▶ _Stated goal_
Reproduce the listing word for word, leaving every picture behind.

▶ _Dataset excerpts_
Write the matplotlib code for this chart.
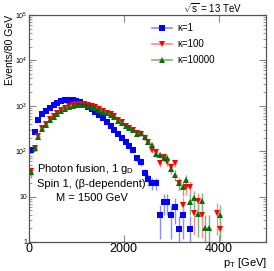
import matplotlib

matplotlib.use("Agg")

import matplotlib.pyplot as plt
import numpy as np
from matplotlib.lines import Line2D
from matplotlib.ticker import FixedLocator, FixedFormatter, LogLocator, NullFormatter

nan = np.nan

# pT bin centres (80 GeV bins)
bin_width = 80
pt = np.arange(40, 4100, bin_width)

kappa1 = [105, 270, 490, 650, 780, 910, 1060, 1180, 1250, 1310,
          1350, 1340, 1290, 1200, 1080, 960, 850, 740, 630, 530,
          440, 360, 295, 240, 192, 158, 130, 105, 70, 59,
          33, 24, 20, 20, 3.9, 7.7, 7.7, 3.9, 5.8, 1.9,
          3.9, nan, 1.9, nan, nan, nan, nan, nan, nan, nan, nan]
kappa100 = [36, 120, 220, 330, 400, 500, 590, 700, 790, 900,
            980, 1030, 1080, 1090, 1080, 1020, 980, 920, 840, 770,
            700, 650, 600, 490, 430, 360, 330, 300, 250, 240,
            200, 160, 105, 98, 54, 73, 59, 45, 54, 20,
            6.5, 16.5, 16.5, 4.3, 8.1, 4.0, nan, nan, nan, 4.3, 1.9]
kappa10000 = [34, 118, 205, 310, 385, 480, 570, 670, 760, 860,
              940, 990, 1030, 1040, 1030, 990, 950, 890, 820, 740,
              680, 640, 580, 470, 410, 350, 320, 290, 240, 247,
              209, 160, 137, 87, 83, 70, 70, 40, 30, 20,
              16, 23, 7.7, 9.2, 4.1, 8.0, 2.0, 2.0, nan, nan, 3.9]

labels = ["κ=1", "κ=100", "κ=10000"]
event_weight = 1.93

plt.rcParams["font.family"] = ["Liberation Sans", "DejaVu Sans"]
plt.rcParams["mathtext.fontset"] = "custom"
plt.rcParams["mathtext.rm"] = "Liberation Sans"
plt.rcParams["mathtext.it"] = "Liberation Sans:italic"

fig = plt.figure(figsize=(2.74, 2.71), dpi=100)
ax = fig.add_axes([29 / 274, 29 / 271, 237 / 274, 227 / 271])

styles = [
    ("s", "#0000ff", "#8a8aff", 3.8),
    ("v", "#ff0000", "#ff8a8a", 4.3),
    ("^", "#0b6e0b", "#7fb27f", 4.3),
]
handles = []
for vals, (mk, col, ecol, ms) in zip([kappa1, kappa100, kappa10000], styles):
    y = np.array(vals, dtype=float)
    err = np.sqrt(event_weight * y)
    lo = np.minimum(err, 0.9999 * y)
    ax.errorbar(pt, y, yerr=[lo, err], xerr=bin_width / 2, fmt=mk, color=col,
                ecolor=ecol, elinewidth=1.0, ms=ms, mew=0, capsize=0)
    handles.append(Line2D([], [], color=ecol, lw=1.2, marker=mk, ms=ms + 0.5,
                          mfc=col, mec=col, mew=0))

ax.set_yscale("log")
ax.set_xlim(0, 5000)
ax.set_ylim(1, 1e5)

ax.xaxis.set_major_locator(FixedLocator([0, 2000, 4000]))
ax.yaxis.set_major_locator(FixedLocator([1, 10, 100, 1e3, 1e4, 1e5]))
ax.yaxis.set_major_formatter(FixedFormatter(
    ["1", "10", "$10^2$", "$10^3$", "$10^4$", "$10^5$"]))
ax.yaxis.set_minor_locator(LogLocator(base=10, subs=np.arange(2, 10), numticks=20))
ax.yaxis.set_minor_formatter(NullFormatter())
ax.tick_params(which="both", direction="in", top=True, right=True, color="#888888")
ax.tick_params(axis="x", which="major", length=5, labelsize=9, pad=0.5)
ax.tick_params(axis="y", which="major", length=5, labelsize=5, pad=1.5)
ax.tick_params(axis="y", which="minor", length=2.5)
for s in ax.spines.values():
    s.set_color("#555555")
    s.set_linewidth(0.9)

fig.text(10 / 274, 1 - 15 / 271, "Events/80 GeV", rotation=90, ha="center", va="top",
         fontsize=7.5)
fig.text(267 / 274, 1 - 270 / 271, "p$_\\mathregular{T}$ [GeV]", ha="right",
         va="bottom", fontsize=8)
fig.text(242 / 274, 1 - 8 / 271, "$\\sqrt{\\mathregular{s}}$ = 13 TeV", ha="right",
         va="center", fontsize=7)

fig.text(37 / 274, 1 - 169 / 271, "Photon fusion, 1 g$_\\mathregular{D}$",
         ha="left", va="center", fontsize=8)
fig.text(37 / 274, 1 - 184 / 271, "Spin 1, (β-dependent)", ha="left", va="center",
         fontsize=8)
fig.text(92 / 274, 1 - 198 / 271, "M = 1500 GeV", ha="center", va="center",
         fontsize=8)

ax.legend(handles, labels, loc="upper left", bbox_to_anchor=(152 / 274, 1 - 23 / 271),
          bbox_transform=fig.transFigure, frameon=False, fontsize=7,
          handlelength=2.1, handletextpad=0.5, labelspacing=0.62, borderpad=0,
          borderaxespad=0)

fig.savefig("out.png", dpi=100)
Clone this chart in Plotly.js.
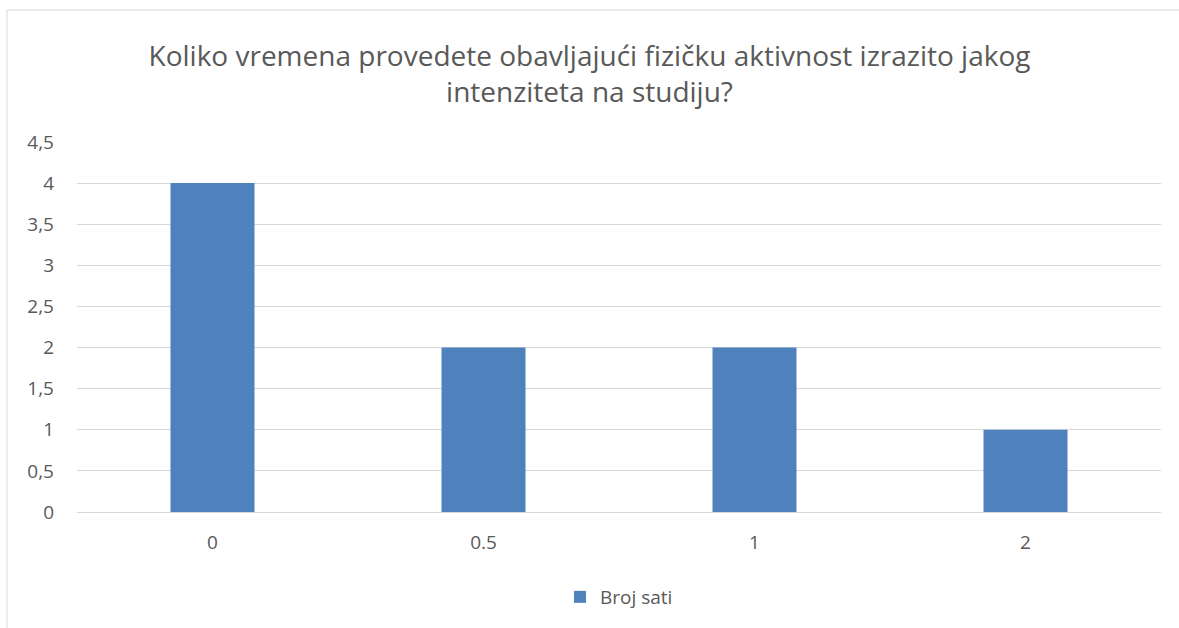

▶ _Response for this exercise_
Write the matplotlib code for this chart.
import matplotlib

matplotlib.use("Agg")

import matplotlib.pyplot as plt
import numpy as np
from matplotlib.lines import Line2D
from matplotlib.ticker import FixedLocator, FixedFormatter, LogLocator, NullFormatter

nan = np.nan

# pT bin centres (80 GeV bins)
bin_width = 80
pt = np.arange(40, 4100, bin_width)

kappa1 = [105, 270, 490, 650, 780, 910, 1060, 1180, 1250, 1310,
          1350, 1340, 1290, 1200, 1080, 960, 850, 740, 630, 530,
          440, 360, 295, 240, 192, 158, 130, 105, 70, 59,
          33, 24, 20, 20, 3.9, 7.7, 7.7, 3.9, 5.8, 1.9,
          3.9, nan, 1.9, nan, nan, nan, nan, nan, nan, nan, nan]
kappa100 = [36, 120, 220, 330, 400, 500, 590, 700, 790, 900,
            980, 1030, 1080, 1090, 1080, 1020, 980, 920, 840, 770,
            700, 650, 600, 490, 430, 360, 330, 300, 250, 240,
            200, 160, 105, 98, 54, 73, 59, 45, 54, 20,
            6.5, 16.5, 16.5, 4.3, 8.1, 4.0, nan, nan, nan, 4.3, 1.9]
kappa10000 = [34, 118, 205, 310, 385, 480, 570, 670, 760, 860,
              940, 990, 1030, 1040, 1030, 990, 950, 890, 820, 740,
              680, 640, 580, 470, 410, 350, 320, 290, 240, 247,
              209, 160, 137, 87, 83, 70, 70, 40, 30, 20,
              16, 23, 7.7, 9.2, 4.1, 8.0, 2.0, 2.0, nan, nan, 3.9]

labels = ["κ=1", "κ=100", "κ=10000"]
event_weight = 1.93

plt.rcParams["font.family"] = ["Liberation Sans", "DejaVu Sans"]
plt.rcParams["mathtext.fontset"] = "custom"
plt.rcParams["mathtext.rm"] = "Liberation Sans"
plt.rcParams["mathtext.it"] = "Liberation Sans:italic"

fig = plt.figure(figsize=(2.74, 2.71), dpi=100)
ax = fig.add_axes([29 / 274, 29 / 271, 237 / 274, 227 / 271])

styles = [
    ("s", "#0000ff", "#8a8aff", 3.8),
    ("v", "#ff0000", "#ff8a8a", 4.3),
    ("^", "#0b6e0b", "#7fb27f", 4.3),
]
handles = []
for vals, (mk, col, ecol, ms) in zip([kappa1, kappa100, kappa10000], styles):
    y = np.array(vals, dtype=float)
    err = np.sqrt(event_weight * y)
    lo = np.minimum(err, 0.9999 * y)
    ax.errorbar(pt, y, yerr=[lo, err], xerr=bin_width / 2, fmt=mk, color=col,
                ecolor=ecol, elinewidth=1.0, ms=ms, mew=0, capsize=0)
    handles.append(Line2D([], [], color=ecol, lw=1.2, marker=mk, ms=ms + 0.5,
                          mfc=col, mec=col, mew=0))

ax.set_yscale("log")
ax.set_xlim(0, 5000)
ax.set_ylim(1, 1e5)

ax.xaxis.set_major_locator(FixedLocator([0, 2000, 4000]))
ax.yaxis.set_major_locator(FixedLocator([1, 10, 100, 1e3, 1e4, 1e5]))
ax.yaxis.set_major_formatter(FixedFormatter(
    ["1", "10", "$10^2$", "$10^3$", "$10^4$", "$10^5$"]))
ax.yaxis.set_minor_locator(LogLocator(base=10, subs=np.arange(2, 10), numticks=20))
ax.yaxis.set_minor_formatter(NullFormatter())
ax.tick_params(which="both", direction="in", top=True, right=True, color="#888888")
ax.tick_params(axis="x", which="major", length=5, labelsize=9, pad=0.5)
ax.tick_params(axis="y", which="major", length=5, labelsize=5, pad=1.5)
ax.tick_params(axis="y", which="minor", length=2.5)
for s in ax.spines.values():
    s.set_color("#555555")
    s.set_linewidth(0.9)

fig.text(10 / 274, 1 - 15 / 271, "Events/80 GeV", rotation=90, ha="center", va="top",
         fontsize=7.5)
fig.text(267 / 274, 1 - 270 / 271, "p$_\\mathregular{T}$ [GeV]", ha="right",
         va="bottom", fontsize=8)
fig.text(242 / 274, 1 - 8 / 271, "$\\sqrt{\\mathregular{s}}$ = 13 TeV", ha="right",
         va="center", fontsize=7)

fig.text(37 / 274, 1 - 169 / 271, "Photon fusion, 1 g$_\\mathregular{D}$",
         ha="left", va="center", fontsize=8)
fig.text(37 / 274, 1 - 184 / 271, "Spin 1, (β-dependent)", ha="left", va="center",
         fontsize=8)
fig.text(92 / 274, 1 - 198 / 271, "M = 1500 GeV", ha="center", va="center",
         fontsize=8)

ax.legend(handles, labels, loc="upper left", bbox_to_anchor=(152 / 274, 1 - 23 / 271),
          bbox_transform=fig.transFigure, frameon=False, fontsize=7,
          handlelength=2.1, handletextpad=0.5, labelspacing=0.62, borderpad=0,
          borderaxespad=0)

fig.savefig("out.png", dpi=100)
Clone this chart in Plotly.js.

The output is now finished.